Amaba tan fuerte como cantaba, la Pecosa. Me hundí en ella antes de que el agua para el café hirviera y después hubo que acabar de urgencia para que, al apagarse el fuego con el agua que desbordaba de la pava, el gas no nos hiciera aparecer al día siguiente como dos suicidas pelotudos. Ventilamos abriendo de par en par las ventanas del living y de la cocina; mientras el gas se disipaba, se abrazó a mí, desnudos los dos y parados junto a la puerta de la cocina. Revolviéndole el pelo que me hacía cosquillas en el pecho escuché su pedido de que no le hiciera preguntas dolorosas. No hubiera podido, de todos modos, porque ni siquiera supe qué clase de preguntas hacerle.
Durante casi veinte años la vida del Chivo había sido un completo misterio para mí. El dolor, que seguramente existió, fue una materia extraña y remota, inaccesible por lo menos esa noche en la que hubiera preferido no haberlo conocido, creer que esa mina era mía por derecho propio, porque me la había ganado, y no el reflejo de otra historia, una imagen capturada en el aire como una mariposa.
Elogió mis esforzadas erecciones con conceptos de maestra de escuela ensalzando la mejor composición tema la vaca del grado. Me habló después de Rabindranath Gore Fernández, algo parecido a un gurú, nacido a mitad de camino entre Bombay y Villa Fiorito, y a quien ella y el Chivo habían ido a consultar un par de años atrás.
– El Chivo siempre andaba buscando a alguien que le devolviera la paz -dijo, sentada en bolas a lo buda sobre la alfombra, mientras fumaba y me acariciaba el sexo como se atiza una brasa para sostener por lo menos su mortecina lumbre-. Parece que la pelea con él mismo era muy dura y antigua.
– Puede ser -admití-, a nuestra edad, eso es lo más común. ¿Qué les dijo el gurú?
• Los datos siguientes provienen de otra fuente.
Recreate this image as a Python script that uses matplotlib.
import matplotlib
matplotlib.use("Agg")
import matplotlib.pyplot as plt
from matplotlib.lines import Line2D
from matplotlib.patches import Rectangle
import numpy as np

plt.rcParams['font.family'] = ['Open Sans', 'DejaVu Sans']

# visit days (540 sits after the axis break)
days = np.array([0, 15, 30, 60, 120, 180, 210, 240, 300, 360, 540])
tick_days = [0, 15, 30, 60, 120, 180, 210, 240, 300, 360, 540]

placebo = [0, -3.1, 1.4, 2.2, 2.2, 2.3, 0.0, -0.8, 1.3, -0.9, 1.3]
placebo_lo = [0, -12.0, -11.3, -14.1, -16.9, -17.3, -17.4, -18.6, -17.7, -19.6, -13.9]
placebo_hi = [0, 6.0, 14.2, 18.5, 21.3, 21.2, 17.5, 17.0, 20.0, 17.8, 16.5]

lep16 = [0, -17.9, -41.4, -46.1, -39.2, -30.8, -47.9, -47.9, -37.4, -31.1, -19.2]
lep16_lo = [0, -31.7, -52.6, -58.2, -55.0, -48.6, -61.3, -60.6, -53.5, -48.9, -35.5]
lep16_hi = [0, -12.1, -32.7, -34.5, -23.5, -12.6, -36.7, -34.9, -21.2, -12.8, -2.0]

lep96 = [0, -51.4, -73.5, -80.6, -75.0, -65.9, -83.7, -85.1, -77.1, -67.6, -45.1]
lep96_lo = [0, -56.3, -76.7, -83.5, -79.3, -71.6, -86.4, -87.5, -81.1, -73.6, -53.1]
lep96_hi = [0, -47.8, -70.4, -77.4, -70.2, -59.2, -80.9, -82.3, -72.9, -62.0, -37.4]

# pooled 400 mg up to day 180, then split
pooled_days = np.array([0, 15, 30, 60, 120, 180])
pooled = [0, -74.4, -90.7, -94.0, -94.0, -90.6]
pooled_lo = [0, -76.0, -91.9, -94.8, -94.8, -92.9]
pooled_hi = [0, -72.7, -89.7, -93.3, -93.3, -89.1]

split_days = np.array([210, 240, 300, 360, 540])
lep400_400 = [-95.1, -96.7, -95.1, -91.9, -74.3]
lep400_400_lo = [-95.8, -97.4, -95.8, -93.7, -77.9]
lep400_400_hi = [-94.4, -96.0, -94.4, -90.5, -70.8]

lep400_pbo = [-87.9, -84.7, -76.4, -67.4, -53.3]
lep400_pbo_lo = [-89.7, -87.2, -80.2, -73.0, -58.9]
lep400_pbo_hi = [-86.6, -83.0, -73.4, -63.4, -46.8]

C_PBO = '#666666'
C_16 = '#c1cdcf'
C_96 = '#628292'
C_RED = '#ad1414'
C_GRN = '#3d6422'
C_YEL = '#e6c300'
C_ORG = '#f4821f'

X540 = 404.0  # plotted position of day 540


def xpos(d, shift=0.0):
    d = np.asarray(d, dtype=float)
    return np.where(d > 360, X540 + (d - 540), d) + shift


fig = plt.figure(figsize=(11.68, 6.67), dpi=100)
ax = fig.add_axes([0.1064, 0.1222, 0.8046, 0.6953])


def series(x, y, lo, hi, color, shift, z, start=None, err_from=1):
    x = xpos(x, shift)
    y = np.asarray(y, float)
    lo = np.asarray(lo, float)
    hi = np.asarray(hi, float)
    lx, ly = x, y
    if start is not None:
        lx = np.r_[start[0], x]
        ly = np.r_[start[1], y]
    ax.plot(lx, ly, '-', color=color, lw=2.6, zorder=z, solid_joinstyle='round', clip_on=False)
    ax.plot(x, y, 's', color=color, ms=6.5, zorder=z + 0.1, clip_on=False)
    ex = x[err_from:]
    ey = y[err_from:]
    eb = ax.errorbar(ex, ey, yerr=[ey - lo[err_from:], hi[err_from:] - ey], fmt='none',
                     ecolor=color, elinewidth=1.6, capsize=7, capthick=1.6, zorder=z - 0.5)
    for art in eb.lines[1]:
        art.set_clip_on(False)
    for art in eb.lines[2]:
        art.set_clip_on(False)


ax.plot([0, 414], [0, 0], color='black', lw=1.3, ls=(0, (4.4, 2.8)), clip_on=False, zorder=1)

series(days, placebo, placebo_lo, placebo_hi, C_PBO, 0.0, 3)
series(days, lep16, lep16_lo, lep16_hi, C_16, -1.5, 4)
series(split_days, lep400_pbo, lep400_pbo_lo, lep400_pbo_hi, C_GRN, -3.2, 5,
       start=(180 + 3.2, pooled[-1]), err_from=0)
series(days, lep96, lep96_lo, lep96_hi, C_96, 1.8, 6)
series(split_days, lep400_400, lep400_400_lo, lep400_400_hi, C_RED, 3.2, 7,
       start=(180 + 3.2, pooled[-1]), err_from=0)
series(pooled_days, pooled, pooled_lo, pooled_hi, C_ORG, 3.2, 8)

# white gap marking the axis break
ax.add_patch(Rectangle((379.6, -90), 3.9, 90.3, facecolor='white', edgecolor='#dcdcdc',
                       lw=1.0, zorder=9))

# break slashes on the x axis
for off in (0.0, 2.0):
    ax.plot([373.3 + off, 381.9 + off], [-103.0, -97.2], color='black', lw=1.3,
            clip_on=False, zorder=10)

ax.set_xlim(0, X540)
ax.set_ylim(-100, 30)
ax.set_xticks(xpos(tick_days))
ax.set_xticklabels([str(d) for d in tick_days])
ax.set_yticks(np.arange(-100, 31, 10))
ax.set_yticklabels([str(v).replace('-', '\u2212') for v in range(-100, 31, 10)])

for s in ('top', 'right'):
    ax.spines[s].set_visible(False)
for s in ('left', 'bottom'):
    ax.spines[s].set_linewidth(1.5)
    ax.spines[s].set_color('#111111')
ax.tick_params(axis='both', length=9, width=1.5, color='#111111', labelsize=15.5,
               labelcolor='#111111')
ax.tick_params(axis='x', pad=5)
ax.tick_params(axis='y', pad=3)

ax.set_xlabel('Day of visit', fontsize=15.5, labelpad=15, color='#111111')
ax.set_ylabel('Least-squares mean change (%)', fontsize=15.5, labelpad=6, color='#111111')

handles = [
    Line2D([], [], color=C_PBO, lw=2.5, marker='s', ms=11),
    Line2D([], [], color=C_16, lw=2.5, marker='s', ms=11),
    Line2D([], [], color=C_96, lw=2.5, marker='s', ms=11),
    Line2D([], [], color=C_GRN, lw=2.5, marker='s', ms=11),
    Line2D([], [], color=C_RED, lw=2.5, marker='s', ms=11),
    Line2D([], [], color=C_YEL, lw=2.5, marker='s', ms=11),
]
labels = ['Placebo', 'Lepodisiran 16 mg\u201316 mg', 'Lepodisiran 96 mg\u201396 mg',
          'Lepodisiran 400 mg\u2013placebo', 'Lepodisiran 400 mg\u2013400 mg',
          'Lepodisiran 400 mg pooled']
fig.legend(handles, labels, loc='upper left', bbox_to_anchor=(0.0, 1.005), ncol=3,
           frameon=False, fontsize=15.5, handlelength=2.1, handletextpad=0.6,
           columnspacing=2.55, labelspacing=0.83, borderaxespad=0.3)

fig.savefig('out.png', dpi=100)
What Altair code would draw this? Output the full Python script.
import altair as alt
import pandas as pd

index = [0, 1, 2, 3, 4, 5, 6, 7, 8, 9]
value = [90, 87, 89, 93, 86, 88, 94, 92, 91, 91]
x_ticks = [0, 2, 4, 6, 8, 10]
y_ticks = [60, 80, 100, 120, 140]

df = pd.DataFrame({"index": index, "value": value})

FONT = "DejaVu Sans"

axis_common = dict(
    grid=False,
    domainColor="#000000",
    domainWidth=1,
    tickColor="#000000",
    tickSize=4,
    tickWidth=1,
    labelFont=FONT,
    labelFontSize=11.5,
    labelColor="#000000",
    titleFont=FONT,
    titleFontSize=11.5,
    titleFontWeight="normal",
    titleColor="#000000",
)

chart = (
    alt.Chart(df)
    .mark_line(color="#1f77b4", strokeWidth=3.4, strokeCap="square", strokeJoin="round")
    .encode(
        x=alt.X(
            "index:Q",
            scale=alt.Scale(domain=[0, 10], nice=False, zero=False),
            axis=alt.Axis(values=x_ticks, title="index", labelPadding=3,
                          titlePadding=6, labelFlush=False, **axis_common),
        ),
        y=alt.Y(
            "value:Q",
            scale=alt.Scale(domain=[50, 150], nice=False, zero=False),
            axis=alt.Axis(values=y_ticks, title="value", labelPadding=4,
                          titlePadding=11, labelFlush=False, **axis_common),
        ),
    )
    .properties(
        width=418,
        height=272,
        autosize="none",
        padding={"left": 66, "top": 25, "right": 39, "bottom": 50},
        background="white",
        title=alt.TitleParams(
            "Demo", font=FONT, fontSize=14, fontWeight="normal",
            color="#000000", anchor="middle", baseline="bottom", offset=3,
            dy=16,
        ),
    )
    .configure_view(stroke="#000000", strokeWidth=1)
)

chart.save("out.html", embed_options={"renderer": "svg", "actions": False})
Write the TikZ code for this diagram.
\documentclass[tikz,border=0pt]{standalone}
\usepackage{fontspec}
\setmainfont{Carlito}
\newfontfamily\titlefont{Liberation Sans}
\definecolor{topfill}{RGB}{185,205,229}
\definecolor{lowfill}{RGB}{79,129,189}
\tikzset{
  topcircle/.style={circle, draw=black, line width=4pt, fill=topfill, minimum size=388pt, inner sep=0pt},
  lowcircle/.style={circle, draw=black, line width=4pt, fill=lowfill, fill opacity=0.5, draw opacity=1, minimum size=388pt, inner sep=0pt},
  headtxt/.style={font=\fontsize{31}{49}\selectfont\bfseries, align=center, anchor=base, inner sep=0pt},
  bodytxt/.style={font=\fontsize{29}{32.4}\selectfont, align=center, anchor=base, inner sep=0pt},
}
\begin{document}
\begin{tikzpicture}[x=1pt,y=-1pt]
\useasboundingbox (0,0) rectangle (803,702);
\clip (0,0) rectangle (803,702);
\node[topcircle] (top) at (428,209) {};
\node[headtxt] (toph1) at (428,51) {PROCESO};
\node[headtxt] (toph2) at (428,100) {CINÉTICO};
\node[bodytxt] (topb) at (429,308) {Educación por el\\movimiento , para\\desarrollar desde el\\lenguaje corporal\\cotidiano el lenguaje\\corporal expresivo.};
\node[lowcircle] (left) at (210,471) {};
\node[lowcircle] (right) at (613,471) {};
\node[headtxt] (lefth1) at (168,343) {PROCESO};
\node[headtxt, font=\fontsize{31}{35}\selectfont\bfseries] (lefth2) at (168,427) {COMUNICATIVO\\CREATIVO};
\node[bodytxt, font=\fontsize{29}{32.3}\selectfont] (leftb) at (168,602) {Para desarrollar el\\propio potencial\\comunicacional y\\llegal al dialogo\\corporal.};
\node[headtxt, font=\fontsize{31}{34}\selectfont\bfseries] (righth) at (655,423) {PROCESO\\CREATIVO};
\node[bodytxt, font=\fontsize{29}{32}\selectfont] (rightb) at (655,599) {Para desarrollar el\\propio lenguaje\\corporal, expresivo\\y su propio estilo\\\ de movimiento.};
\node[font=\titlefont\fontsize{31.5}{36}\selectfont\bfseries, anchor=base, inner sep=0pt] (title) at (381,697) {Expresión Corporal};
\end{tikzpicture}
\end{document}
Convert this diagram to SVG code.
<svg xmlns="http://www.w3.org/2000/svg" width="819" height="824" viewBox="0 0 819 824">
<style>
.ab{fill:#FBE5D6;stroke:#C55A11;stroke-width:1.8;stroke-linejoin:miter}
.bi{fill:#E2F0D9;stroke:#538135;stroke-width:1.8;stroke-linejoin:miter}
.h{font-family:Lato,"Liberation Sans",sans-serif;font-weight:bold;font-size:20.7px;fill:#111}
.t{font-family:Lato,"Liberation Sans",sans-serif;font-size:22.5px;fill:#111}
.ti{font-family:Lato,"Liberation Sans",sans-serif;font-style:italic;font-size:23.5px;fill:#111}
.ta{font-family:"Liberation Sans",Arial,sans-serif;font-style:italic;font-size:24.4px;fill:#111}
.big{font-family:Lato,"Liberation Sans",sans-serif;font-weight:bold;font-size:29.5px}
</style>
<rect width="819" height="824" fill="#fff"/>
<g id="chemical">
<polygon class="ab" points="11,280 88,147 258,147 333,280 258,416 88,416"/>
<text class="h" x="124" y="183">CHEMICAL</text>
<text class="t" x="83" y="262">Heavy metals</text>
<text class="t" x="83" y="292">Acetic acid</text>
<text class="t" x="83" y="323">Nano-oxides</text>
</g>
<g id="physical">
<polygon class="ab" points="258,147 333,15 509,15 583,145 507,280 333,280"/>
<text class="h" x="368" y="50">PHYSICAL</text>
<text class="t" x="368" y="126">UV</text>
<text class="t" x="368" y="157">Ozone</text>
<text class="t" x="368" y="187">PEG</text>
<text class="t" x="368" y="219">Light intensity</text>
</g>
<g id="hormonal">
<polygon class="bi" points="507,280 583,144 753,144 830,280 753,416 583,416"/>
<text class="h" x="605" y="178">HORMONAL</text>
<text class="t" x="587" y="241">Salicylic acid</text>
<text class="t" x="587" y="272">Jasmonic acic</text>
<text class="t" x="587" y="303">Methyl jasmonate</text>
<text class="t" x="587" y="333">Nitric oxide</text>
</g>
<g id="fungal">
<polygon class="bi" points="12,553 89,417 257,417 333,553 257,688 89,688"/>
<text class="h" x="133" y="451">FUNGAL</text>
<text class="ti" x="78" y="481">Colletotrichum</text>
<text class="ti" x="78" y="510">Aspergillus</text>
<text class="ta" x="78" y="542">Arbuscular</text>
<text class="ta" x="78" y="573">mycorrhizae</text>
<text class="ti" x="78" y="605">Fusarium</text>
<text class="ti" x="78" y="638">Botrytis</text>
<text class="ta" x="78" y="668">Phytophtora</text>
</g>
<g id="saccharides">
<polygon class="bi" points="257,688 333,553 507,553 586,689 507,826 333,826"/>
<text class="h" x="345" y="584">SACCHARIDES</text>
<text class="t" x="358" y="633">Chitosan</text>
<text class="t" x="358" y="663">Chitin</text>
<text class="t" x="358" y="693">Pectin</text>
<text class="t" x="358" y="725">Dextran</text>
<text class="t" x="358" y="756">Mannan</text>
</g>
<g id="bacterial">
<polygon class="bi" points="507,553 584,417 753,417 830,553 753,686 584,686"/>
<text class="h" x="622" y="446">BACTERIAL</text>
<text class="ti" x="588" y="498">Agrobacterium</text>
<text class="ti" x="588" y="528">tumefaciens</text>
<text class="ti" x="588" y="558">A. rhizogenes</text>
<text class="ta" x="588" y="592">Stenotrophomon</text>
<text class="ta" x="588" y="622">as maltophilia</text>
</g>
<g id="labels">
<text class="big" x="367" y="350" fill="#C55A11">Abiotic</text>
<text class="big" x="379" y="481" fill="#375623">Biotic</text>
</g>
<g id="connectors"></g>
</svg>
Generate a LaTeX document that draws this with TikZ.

– Que nos cuidáramos del sida. Y que el amor no se hace por placer sino para restablecer el equilibrio de los cuerpos y salvarse del vacío al menos por un rato. «No llueve cuando la presión es alta -dijo-, el cielo en esos días es luminoso y diáfano, el día es perfecto.»
– Estabas enamorada, entonces, o algo así.
La Pecosa sonrió, conmovida por mi ingenuidad.
– «Algo así» -dijo, tirando de mi pájaro como de la válvula de una esclusa.
– De un viejo pobre, de un fracasado -me ensañé.
Siguió tirando, suave, sabia y oportuna como la lluvia, diciéndome sin palabras que toda vejez es fracaso, que el tiempo nos desnuda y quema nuestras ropas, y ya no hay chance de volver a esconderse, a disimular, a ser otro.